Great leadership is a rare thing. More often, religious and political leaders take the shortcut of using force to impose a unity to their own liking, and so much the worse for those who differ. To such mediocrities, the constitutional guarantees of freedom of speech and of religion are at best irksome. They and their followers believe they have the whole truth, and those who differ must be made to stop differing. Ultimately, they seek to control not only speech but thought itself. Never acknowledging that they have in fact made their thought a de facto religion, they have learned to exceed the intolerance that marred the history of traditional religions. Supremely unreflective, supremely uninterested in anything beyond their own orthodoxies, they cause misery on a grand scale and use every tool possible to suppress the inevitable reaction.
The fact that the instrument of suppression today is the media, especially the electronic variety, is the hallmark of our American contribution to misgovernment and false religion. If one can control the people’s diet of information, then one can control a society without lots and lots of secret police. Much as some boys’ schools in the not-too-distant past spiked their students’ food with saltpeter to neutralize the teenagers’ surging hormones, the media hopes to control the populace by a kind of informational desexing.

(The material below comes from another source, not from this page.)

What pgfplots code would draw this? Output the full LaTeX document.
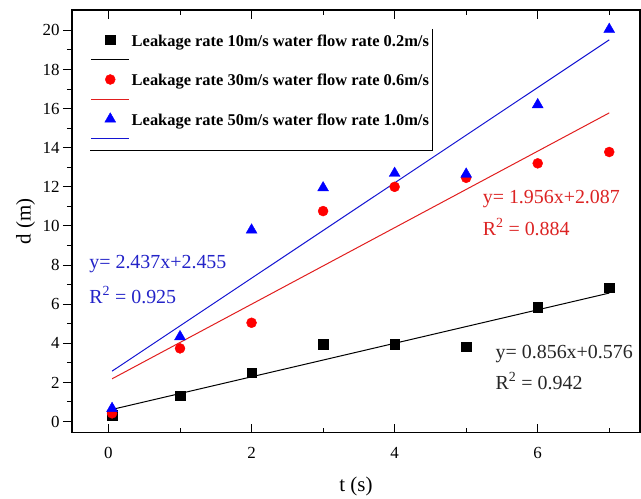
\documentclass[border=0pt]{standalone}
\usepackage{fontspec}
\setmainfont{Liberation Serif}
\usepackage{pgfplots}
\pgfplotsset{compat=1.18}

\definecolor{ptblue}{RGB}{0,0,255}
\definecolor{ptred}{RGB}{255,0,0}
\definecolor{lnblue}{RGB}{20,20,210}
\definecolor{lnred}{RGB}{225,30,30}
\definecolor{txblue}{RGB}{35,35,200}
\definecolor{txred}{RGB}{220,35,35}

\pgfplotsset{
  marklegend/.style={legend image code/.code={\draw[##1, only marks] plot coordinates {(0.67cm,0cm)};}},
  linelegend/.style={legend image code/.code={\draw[##1] (0cm,0cm) -- (1.34cm,0cm);}},
}
\tikzset{eqlabel/.style={anchor=west, font=\rmfamily\fontsize{20}{20}\selectfont, inner sep=0pt}}

\begin{document}
\begin{tikzpicture}
\begin{axis}[
  scale only axis,
  width=568bp, height=422.7bp,
  xmin=-0.51, xmax=7.43,
  ymin=-0.57, ymax=21.04,
  xtick={0,2,4,6}, minor xtick={1,3,5,7},
  ytick={0,2,...,20}, minor ytick={1,3,...,19},
  xtick align=inside, ytick align=outside,
  ytick pos=left,
  major tick length=9bp, minor tick length=5bp,
  axis line style={line width=1.1bp},
  every tick/.style={black, line width=1bp},
  tick label style={font=\rmfamily\fontsize{17}{17}\selectfont},
  /pgf/number format/assume math mode=true,
  xticklabel style={yshift=-11bp},
  xlabel={t (s)}, ylabel={d (m)},
  label style={font=\rmfamily\fontsize{21}{21}\selectfont},
  xlabel style={at={(rel axis cs:0.5,-0.128)}, anchor=center},
  ylabel style={at={(rel axis cs:-0.0815,0.5)}, anchor=center},
  clip=false,
  legend cell align=left,
  legend style={name=leg, draw=none, fill=none,
    at={(rel axis cs:0.634,0.669)}, anchor=south east,
    font=\rmfamily\fontsize{16.5}{20.5}\selectfont\bfseries,
    inner xsep=1bp, inner ysep=1bp, row sep=0pt},
]
\coordinate (sw) at (rel axis cs:0,0);
\coordinate (ne) at (rel axis cs:1,1);

% measured points
\addplot[only marks, mark=square*, mark size=4.7bp, color=black, marklegend]
  coordinates {(0.05,0.33) (1,1.33) (2,2.5) (3,3.95) (4,3.95) (5,3.83) (6,5.85) (7,6.84)};
\addlegendentry{\strut Leakage rate 10m/s water flow rate 0.2m/s}
\addplot[black, line width=1bp, linelegend]
  coordinates {(0.05,0.619) (7,6.568)};
\addlegendentry{\strut}

\addplot[only marks, mark=*, mark size=5bp, color=ptred, marklegend]
  coordinates {(0.05,0.42) (1,3.74) (2,5.05) (3,10.76) (4,12.0) (5,12.46) (6,13.2) (7,13.78)};
\addlegendentry{\strut Leakage rate 30m/s water flow rate 0.6m/s}
\addplot[lnred, line width=1bp, linelegend]
  coordinates {(0.05,2.185) (7,15.779)};
\addlegendentry{\strut}

\addplot[only marks, mark=triangle*, mark size=6.3bp, color=ptblue, marklegend]
  coordinates {(0.05,0.67) (1,4.34) (2,9.79) (3,11.95) (4,12.69) (5,12.65) (6,16.2) (7,20.05)};
\addlegendentry{\strut Leakage rate 50m/s water flow rate 1.0m/s}
\addplot[lnblue, line width=1bp, linelegend]
  coordinates {(0.05,2.577) (7,19.514)};
\addlegendentry{\strut}

% fit equations
\node[eqlabel, text=txblue] at (axis cs:-0.27,8.05) {y= 2.437x+2.455};
\node[eqlabel, text=txblue] at (axis cs:-0.27,6.47) {R\textsuperscript{2} = 0.925};
\node[eqlabel, text=txred] at (axis cs:5.23,11.38) {y= 1.956x+2.087};
\node[eqlabel, text=txred] at (axis cs:5.23,9.94) {R\textsuperscript{2} = 0.884};
\node[eqlabel, text=black!85] at (axis cs:5.41,3.45) {y= 0.856x+0.576};
\node[eqlabel, text=black!85] at (axis cs:5.41,2.07) {R\textsuperscript{2} = 0.942};
\end{axis}
\draw[line width=0.8bp] (leg.north east) -- (leg.south east) -- (leg.south west);
\pgfresetboundingbox
\path[use as bounding box] ([xshift=-72bp,yshift=-66.3bp]sw) rectangle ([xshift=1bp,yshift=10bp]ne);
\end{tikzpicture}
\end{document}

We cannot control the media, but ideas are hard to cap. Truth will out. It is crucial not to despair and desert the political field to ersatz religious truths, which mimic only the mistakes of the historical religions and not what they learned from them.
Because it deals with the whole of human nature and its deepest questions, we need religion to inform our commitment to bring our best to society and the world. Seeing the divine spark in each human being is the core task, and the clarity of that idea can make constructive discussion possible, for no one is excluded from it. The specifics of our religious traditions serve to emphasize the power of the unity that holds them all, honoring the truths in the search for oneness and pushing us to go further.
It is in search of that more perfect union, in every sense, that our Constitution allowed no religious test for political participation and guaranteed the right to worship freely. The government would be dependent on the people’s religion rather than imposing its religion on them.
As George Washington put it,
All possess alike liberty of conscience and immunities of citizenship. It is now no more that toleration is spoken of, as if it was by the indulgence of one class of people, that another enjoyed the exercise of their inherent natural rights. For happily the Government of the United States, which gives to bigotry no sanction, to persecution no assistance requires only that they who live under its protection should demean themselves as good citizens, in giving it on all occasions their effectual support.
That sets a high bar, and we have often fallen short of it. But as a goal to be ever more perfectly realized, it is without compare. Certainly this goal still will inspire when the shallow, faddish crypto-faiths that seem so strong today will provoke derision, or better, pity.